BUZDOLABINI BAĞIŞLADI
Oğlunun okul kaydı için Adana'ya giden Ağlamış, 9 Nisan'da yeniden dönüp, evinin bulunduğu sokağa gitti. Buzdolabının apartman girişinde olduğunu gören Ağlamış, durumdan şüphelenip kendi dairesine çıktı. Çelik kapısının yerinden söküldüğünü gören Ağlamış, çamaşır makinesi, kombi, ankastre fırın ve ocak, koltuklar ve fotokopi makinesinin çalındığını fark etti. Polis merkezine gidip şikayetçi olan Ağlamış, buzdolabını da yardım faaliyeti yürüten bir merkeze bağışladı.
'UMUTLARIMIZI SÖNDÜRÜYOR'
Ağır hasarlı binalara girişin tehlikeli ve yasak olmasından dolayı evine girmediğini anlatan Ağlamış, "Çelik kapımın komple söküldüğünü gördüm. Eve girdiğimde ise kullanılabilecek tüm eşyalar çalınmış ve yağmalanmıştı. Eşyaların maddi değerinden ziyade; anılarımla dolu bir evim vardı. Öğrencilerimin bana hediye ettiği eşyalar, oğlumla birlikte yaptığım resimler vardı. Onların hepsini, geçmişimle olan bağımı kaybettim. Çalınan eşyalarım için polise giderek, şikayetçi oldum. Bir sonuç çıksa bile buradaki tahribat, daha çok manevi, benim için.
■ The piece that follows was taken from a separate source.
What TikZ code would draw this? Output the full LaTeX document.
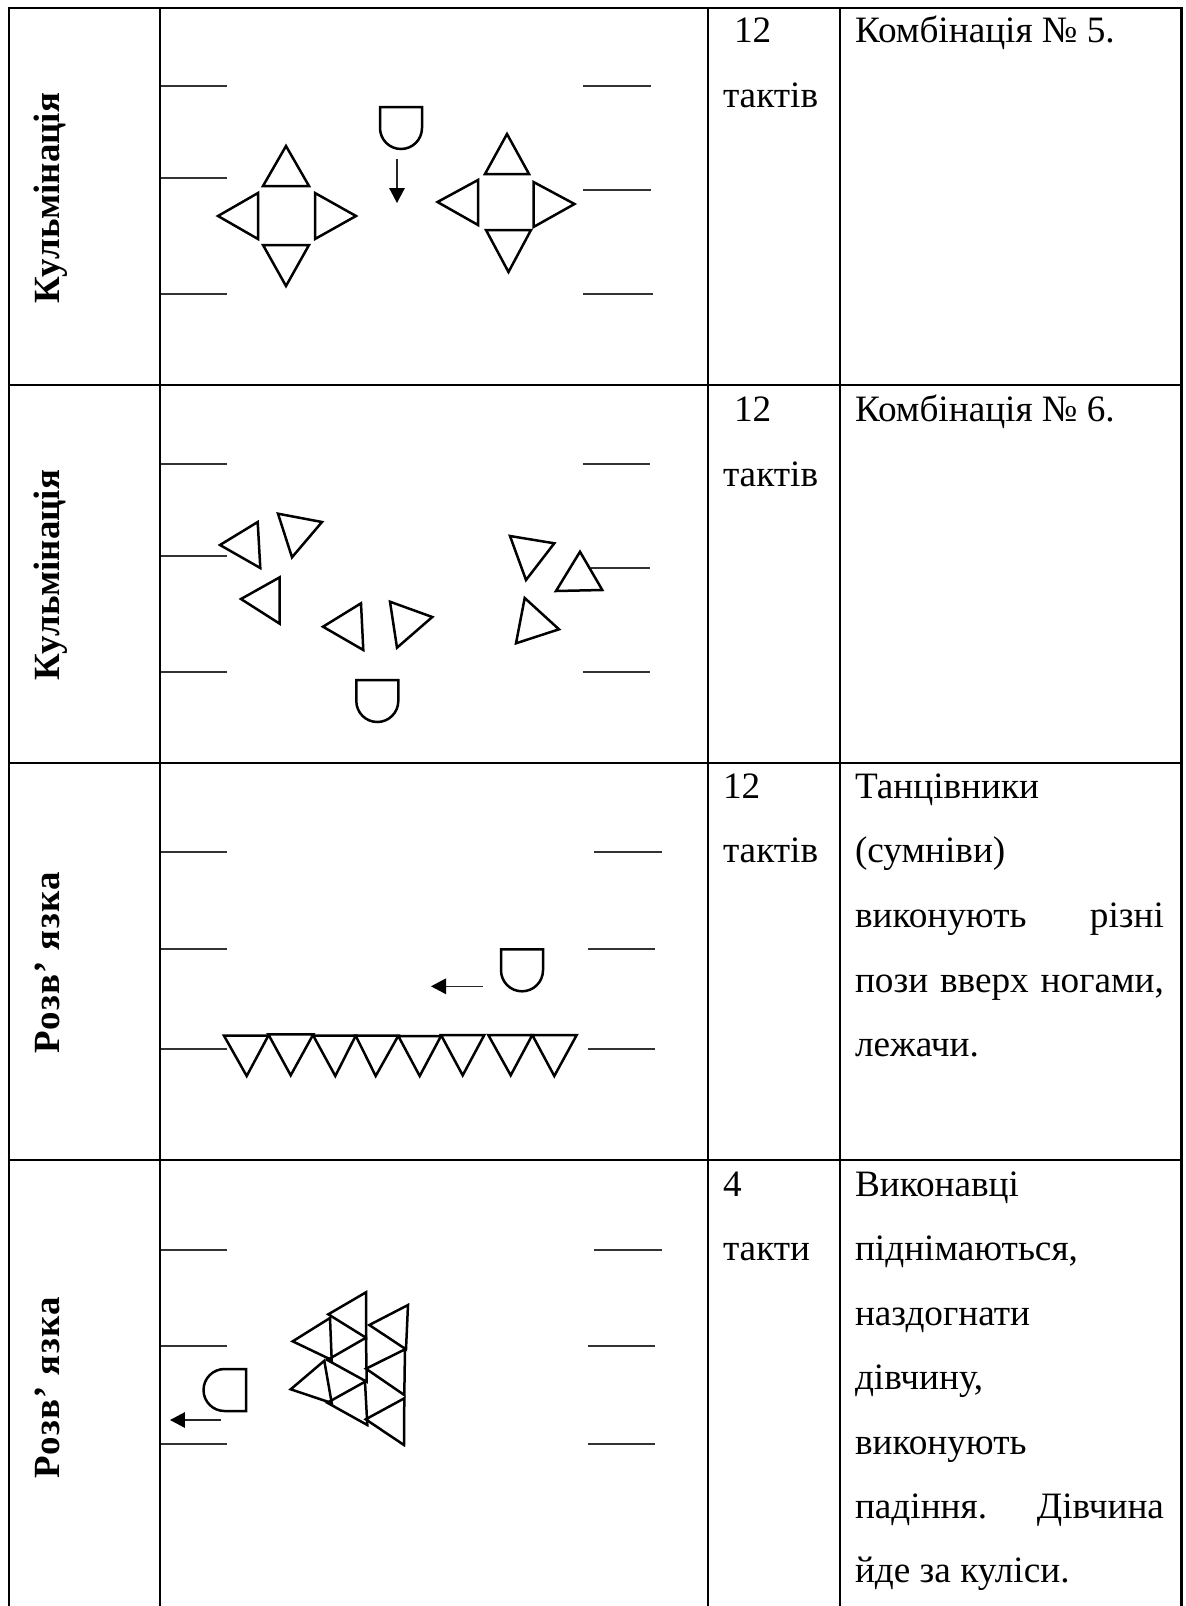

Biz burada insanlara yardım edip, yaralarımızı sarmaya çalışırken bunların olması çok üzücü. Çirkin insanlarla karşılaşmak, umutlarımızı söndürüyor" diye konuştu.
HIRSIZLARA SESLENDİ
Evindeki eşyaları çalan hırsızlara seslenen Ağlamış, "Madem böyle bir enkazın içinden eşya çalmayı başarabiliyorsunuz, keşke enkazda kalan canlarımızı da kurtarmak için çabalasaydınız. Lütfen eşyalarımı getirin. Gelen eşyalarımı da bağışlayacağım. Bu kötü günleri, birbirimizin yaralarını sararak atlatabiliriz. Bu durumda ölenler mi kurtuldu, kurtulanlar mı öldü?" dedi.